Weinberger also cautioned the President against committing the U.S. to any ”restrictive” interpretation of the ABM treaty of 1972, which limits defensive systems.

The Soviets contend that the treaty bars research on Reagan`s Strategic Defense Initiative, popularly known as ”Star Wars.”

Weinberger`s Defense Department recently came up with a controversial interpretation of the treaty that, the Pentagon says, allows for not only

”Star Wars” research but for testing and development.

Reagan has endorsed that interpretation but has said the U.S. will not rely on it to justify expanded ”Star Wars” development.

Weinberger and Secretary of State George Shultz have been openly at odds over the U.S. approach to the Soviets on arms control at the summit.

Many of Reagan`s most ardently conservative political supporters have been bitterly critical of the decision not to include Weinberger in the summit delegation.

Reagan called an in-flight huddle with Shultz, White House Chief of Staff Donald Regan, National Security Adviser Robert McFarlane and other aides aboard Air Force One, apparently to discuss the case of the leaked letter.

But he made no reference to the controversy in his brief arrival remarks at the Geneva airport.

The President, wrapped in an overcoat and scarf, and First Lady Nancy Reagan, bundled in fur coat and boots against the freezing cold, were greeted by Swiss President Kurt Furgler and his wife.

In his remarks Reagan recalled that he told the United Nations last month that a ”fresh start” was needed in U.S.-Soviet relations.

Differences between the two superpowers run deep and strong, he said, and he and Gorbachev cannot resolve them in their summit talks Tuesday and Wednesday.

But, Reagan said, ”I`m here in the fervent hope that on behalf of all the people of the world we can at least make a start.”

Gorbachev will not be arriving until Monday, but the Soviets had their own pre-summit mishap here Saturday.

Soviet officials, who have been eagerly briefing reporters for days as part of a public relations effort, were scheduled to discuss regional conflicts and the so-called human-rights issue Saturday.

The press conference dealing with regional conflicts, particularly Afghanistan, was held as scheduled. But the human-rights press conference was canceled. Some reporters were told the Soviets were having trouble finding an interpreter, though this had not been a problem earlier.

The human-rights issue is a particularly touchy one with the Soviets, and Reagan intends to confront Gorbachev with it.

McFarlane told reporters on Air Force One that the Soviet decision last week to grant exit visas to a handful of Soviet spouses of American citizens and members of ”divided families” was a positive development going into the summit.

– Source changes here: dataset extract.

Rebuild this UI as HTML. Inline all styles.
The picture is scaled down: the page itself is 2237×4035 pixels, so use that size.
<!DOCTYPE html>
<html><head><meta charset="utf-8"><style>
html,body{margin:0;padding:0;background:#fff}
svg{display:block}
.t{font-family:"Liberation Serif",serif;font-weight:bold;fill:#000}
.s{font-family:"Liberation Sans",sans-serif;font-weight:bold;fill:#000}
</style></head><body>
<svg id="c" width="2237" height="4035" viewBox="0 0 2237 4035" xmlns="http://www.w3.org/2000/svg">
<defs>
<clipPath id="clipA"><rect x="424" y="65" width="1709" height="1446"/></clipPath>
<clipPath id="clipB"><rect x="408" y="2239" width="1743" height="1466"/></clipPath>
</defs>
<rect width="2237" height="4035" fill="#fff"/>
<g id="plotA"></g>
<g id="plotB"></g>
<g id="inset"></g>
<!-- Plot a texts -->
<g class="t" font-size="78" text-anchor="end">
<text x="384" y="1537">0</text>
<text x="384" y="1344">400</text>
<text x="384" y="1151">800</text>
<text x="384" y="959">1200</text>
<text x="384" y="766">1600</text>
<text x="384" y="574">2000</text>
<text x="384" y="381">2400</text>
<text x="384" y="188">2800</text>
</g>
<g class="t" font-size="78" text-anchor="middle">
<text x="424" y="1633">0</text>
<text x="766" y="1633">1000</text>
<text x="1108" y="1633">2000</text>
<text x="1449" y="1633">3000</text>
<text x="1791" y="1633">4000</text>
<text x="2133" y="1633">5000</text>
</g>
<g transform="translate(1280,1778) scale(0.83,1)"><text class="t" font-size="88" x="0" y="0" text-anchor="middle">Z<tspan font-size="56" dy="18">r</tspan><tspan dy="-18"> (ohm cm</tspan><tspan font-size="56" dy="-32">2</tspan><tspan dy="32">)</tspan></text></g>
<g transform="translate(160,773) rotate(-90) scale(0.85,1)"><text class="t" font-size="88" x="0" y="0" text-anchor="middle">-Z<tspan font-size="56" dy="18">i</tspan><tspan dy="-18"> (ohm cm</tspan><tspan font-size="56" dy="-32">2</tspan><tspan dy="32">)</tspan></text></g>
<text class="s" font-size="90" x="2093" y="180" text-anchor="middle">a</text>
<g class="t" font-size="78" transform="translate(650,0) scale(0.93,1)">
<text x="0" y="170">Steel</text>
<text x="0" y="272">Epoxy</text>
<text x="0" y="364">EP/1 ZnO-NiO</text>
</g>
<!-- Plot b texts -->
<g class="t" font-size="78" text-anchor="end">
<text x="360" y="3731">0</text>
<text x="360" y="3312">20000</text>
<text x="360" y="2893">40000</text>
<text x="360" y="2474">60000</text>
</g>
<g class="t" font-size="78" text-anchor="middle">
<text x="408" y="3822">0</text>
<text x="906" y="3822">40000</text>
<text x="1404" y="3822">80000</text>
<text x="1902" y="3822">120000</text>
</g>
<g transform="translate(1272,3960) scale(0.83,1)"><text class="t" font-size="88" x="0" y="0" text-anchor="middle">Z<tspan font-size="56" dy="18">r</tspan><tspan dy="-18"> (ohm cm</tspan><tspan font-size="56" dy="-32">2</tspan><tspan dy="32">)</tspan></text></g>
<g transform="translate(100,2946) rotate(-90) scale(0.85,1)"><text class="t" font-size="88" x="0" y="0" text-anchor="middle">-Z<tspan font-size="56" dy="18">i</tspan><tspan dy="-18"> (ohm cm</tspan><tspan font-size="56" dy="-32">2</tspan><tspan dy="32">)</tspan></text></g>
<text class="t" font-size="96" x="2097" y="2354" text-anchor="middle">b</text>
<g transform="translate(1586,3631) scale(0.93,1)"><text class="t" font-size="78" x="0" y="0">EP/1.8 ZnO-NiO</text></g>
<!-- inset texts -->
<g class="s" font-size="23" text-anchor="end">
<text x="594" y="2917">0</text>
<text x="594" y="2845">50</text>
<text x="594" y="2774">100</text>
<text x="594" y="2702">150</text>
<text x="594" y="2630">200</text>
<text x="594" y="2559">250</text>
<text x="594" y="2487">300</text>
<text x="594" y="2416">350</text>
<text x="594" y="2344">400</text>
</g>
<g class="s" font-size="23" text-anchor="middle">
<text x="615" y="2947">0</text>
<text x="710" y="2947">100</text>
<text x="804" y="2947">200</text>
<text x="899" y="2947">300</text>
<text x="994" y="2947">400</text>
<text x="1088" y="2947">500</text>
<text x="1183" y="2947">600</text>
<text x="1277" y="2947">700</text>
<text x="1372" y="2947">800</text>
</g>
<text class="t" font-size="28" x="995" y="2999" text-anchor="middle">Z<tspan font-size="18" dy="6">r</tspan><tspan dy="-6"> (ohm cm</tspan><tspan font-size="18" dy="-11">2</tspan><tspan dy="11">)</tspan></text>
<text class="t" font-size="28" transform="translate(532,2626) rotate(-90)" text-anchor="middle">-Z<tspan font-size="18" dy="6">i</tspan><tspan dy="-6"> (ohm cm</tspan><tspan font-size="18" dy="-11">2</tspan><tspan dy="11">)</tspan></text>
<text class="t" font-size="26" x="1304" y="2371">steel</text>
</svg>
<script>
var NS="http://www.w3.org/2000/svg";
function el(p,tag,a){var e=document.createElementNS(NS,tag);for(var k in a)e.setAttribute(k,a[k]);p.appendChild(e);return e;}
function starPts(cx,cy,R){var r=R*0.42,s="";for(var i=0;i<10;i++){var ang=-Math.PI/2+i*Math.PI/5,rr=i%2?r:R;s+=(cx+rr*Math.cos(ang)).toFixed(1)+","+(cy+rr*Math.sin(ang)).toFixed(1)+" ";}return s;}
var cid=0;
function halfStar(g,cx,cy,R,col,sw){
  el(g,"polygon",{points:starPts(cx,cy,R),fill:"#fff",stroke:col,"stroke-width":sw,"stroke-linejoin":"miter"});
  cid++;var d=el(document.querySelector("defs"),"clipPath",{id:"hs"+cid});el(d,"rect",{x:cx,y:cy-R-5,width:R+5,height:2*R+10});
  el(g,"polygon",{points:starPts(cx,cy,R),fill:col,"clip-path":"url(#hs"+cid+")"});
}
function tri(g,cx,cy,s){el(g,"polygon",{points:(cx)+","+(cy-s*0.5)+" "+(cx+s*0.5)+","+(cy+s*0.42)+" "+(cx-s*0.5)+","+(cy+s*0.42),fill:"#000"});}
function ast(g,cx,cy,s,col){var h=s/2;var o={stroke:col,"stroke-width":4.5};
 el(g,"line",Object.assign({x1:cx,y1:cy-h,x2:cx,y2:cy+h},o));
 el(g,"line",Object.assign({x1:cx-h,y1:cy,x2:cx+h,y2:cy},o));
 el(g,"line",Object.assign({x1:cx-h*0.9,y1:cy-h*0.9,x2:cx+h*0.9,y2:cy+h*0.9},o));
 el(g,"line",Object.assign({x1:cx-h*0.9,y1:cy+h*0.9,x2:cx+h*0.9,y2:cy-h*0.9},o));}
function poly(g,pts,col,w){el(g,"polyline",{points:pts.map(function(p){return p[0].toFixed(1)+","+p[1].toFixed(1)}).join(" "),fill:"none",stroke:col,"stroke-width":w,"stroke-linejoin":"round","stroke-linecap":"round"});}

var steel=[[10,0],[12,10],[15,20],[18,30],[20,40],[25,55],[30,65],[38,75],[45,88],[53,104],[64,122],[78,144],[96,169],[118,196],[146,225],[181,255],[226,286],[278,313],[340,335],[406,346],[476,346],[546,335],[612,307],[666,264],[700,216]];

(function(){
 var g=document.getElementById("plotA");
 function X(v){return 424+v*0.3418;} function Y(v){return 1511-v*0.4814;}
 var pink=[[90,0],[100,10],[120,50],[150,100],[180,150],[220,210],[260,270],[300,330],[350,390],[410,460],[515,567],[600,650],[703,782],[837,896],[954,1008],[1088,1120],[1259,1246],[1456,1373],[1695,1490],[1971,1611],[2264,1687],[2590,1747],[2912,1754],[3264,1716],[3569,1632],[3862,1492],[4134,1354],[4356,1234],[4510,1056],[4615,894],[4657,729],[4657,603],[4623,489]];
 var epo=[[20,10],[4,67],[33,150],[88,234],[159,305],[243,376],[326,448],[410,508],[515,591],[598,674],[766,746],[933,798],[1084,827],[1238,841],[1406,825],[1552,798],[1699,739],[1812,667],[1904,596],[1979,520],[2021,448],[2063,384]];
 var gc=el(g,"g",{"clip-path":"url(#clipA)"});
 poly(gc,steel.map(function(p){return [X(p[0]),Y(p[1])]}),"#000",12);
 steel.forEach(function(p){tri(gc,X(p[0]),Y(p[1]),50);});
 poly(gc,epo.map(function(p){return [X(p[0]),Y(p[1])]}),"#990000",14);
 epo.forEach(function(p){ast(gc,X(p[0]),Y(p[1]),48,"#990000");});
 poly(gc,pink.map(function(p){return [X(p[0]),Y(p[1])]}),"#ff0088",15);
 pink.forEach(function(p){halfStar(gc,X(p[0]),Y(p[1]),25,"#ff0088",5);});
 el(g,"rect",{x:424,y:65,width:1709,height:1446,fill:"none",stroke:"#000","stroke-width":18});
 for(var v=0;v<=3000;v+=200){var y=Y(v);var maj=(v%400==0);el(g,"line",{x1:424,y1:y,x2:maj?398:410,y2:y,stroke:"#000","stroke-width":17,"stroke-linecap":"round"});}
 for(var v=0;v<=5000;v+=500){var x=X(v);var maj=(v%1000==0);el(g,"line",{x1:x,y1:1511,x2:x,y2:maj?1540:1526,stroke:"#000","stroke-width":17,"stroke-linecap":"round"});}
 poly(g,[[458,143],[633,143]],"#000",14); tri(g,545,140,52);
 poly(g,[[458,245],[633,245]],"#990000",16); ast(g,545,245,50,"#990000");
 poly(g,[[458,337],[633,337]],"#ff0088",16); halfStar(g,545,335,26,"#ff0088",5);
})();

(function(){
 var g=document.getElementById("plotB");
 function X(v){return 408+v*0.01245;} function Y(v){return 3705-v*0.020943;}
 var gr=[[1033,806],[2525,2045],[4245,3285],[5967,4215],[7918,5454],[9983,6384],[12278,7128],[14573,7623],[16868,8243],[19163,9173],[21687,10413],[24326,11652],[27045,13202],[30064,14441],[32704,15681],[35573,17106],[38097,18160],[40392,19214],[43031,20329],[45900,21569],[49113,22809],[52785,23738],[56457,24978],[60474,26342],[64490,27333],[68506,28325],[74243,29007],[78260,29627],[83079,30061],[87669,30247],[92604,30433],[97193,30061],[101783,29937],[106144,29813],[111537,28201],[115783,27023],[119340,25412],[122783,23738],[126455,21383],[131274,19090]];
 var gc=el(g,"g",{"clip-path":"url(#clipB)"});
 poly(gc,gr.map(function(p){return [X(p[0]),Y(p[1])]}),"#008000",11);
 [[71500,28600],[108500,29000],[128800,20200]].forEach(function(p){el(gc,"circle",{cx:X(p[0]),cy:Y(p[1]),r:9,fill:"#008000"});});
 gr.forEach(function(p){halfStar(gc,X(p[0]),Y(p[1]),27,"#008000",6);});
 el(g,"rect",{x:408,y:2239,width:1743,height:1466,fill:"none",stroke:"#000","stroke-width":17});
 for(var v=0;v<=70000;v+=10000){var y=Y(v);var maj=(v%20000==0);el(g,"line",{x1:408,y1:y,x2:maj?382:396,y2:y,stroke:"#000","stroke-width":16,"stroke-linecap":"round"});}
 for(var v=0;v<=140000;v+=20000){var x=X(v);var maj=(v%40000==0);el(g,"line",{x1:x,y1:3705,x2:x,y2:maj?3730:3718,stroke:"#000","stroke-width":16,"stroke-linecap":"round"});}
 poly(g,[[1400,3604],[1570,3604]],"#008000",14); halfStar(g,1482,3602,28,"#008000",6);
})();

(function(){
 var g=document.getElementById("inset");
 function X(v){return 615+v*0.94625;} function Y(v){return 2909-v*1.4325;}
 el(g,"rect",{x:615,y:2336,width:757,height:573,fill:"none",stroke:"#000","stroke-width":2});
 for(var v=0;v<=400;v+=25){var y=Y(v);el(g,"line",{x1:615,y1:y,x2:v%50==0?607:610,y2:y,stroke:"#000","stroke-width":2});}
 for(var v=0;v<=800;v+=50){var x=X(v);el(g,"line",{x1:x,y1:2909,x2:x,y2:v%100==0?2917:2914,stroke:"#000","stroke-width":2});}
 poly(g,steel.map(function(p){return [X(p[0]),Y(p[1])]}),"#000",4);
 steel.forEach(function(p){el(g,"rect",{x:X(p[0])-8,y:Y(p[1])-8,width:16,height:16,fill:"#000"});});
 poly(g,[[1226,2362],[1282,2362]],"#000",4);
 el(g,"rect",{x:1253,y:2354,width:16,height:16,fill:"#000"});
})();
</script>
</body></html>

But he also noted that those cases were ”but a few of the many, many, many” such cases still unresolved.

Reagan, saturated with briefings over the last several weeks to prepare him for the encounter with Gorbachev, planned to spend Sunday and Monday mostly resting up for the opening summit session Tuesday morning.

This is the first such summit since Carter went to Vienna in 1979 and came home with a kiss on the cheek from Leonid Brezhnev and the never-to-be-ratified SALT II.

Administration officials, who have been hard at work for weeks to restrain expectations about any major substantive results from this summit, say they are sure there will be no kisses from Gorbachev and no new nuclear-arms agreement either.

Reagan, who has spent much of his political life denouncing what he has called the ”evil empire” of Soviet communism, and the scrappy, aggressively assertive Gorbachev, who became top man in the Kremlin last March, will hold a total of eight hours of formal talks Tuesday and Wednesday.

They will start off before the first formal session Tuesday morning with a private 15-minute chat accompanied only by their interpreters.

Later they will take turns hosting dinners for each other before Reagan flies back to Washington Thursday and proceeds immediately to the Capitol for a nationally televised summit report to a joint session of Congress.

The one area in which a substantive new agreement is likely to be reached is in cultural, scientific and educational-exchange programs.

In his television address to the nation last Thursday night, Reagan said the U.S. would propose at Geneva ”the broadest people-to-people exchanges in the history of American-Soviet relations” and said the two sides ”are close to completing” an agreement in that area.

Many such programs, not to mention SALT II, have dried up since the Soviet invasion of Afghanistan in December, 1979. Furthermore, it remains doubtful that the Soviet Union–where the tradition of closed borders, tight censorship and other restrictions runs deep–will go along with an exchange plan as ambitious as Reagan outlined in his call for a more ”open world.”

Reagan and other administration officials also have indicated they expect the two leaders to agree to meet again, perhaps next year.

But beyond that, major agreements of any kind are expected to prove both elusive and highly unlikely.

Prospects for any progress in the arms-control arena appear to have darkened steadily since Reagan sent Shultz, McFarlane and a posse of other top aides to Moscow two weeks ago in a last-ditch effort to narrow the gap between the White House and the Kremlin.

Both sides have endorsed the idea of a 50 percent cutback in offensive nuclear weapons, but they disagree thoroughly on which weapons to cut.

Shultz returned to report that after 14 hours of talks with Gorbachev and Soviet Foreign Minister Eduard Shevardnadze, the two sides could not even agree on the language of a communique to be issued at the conclusion of the summit. So there probably will be no communique.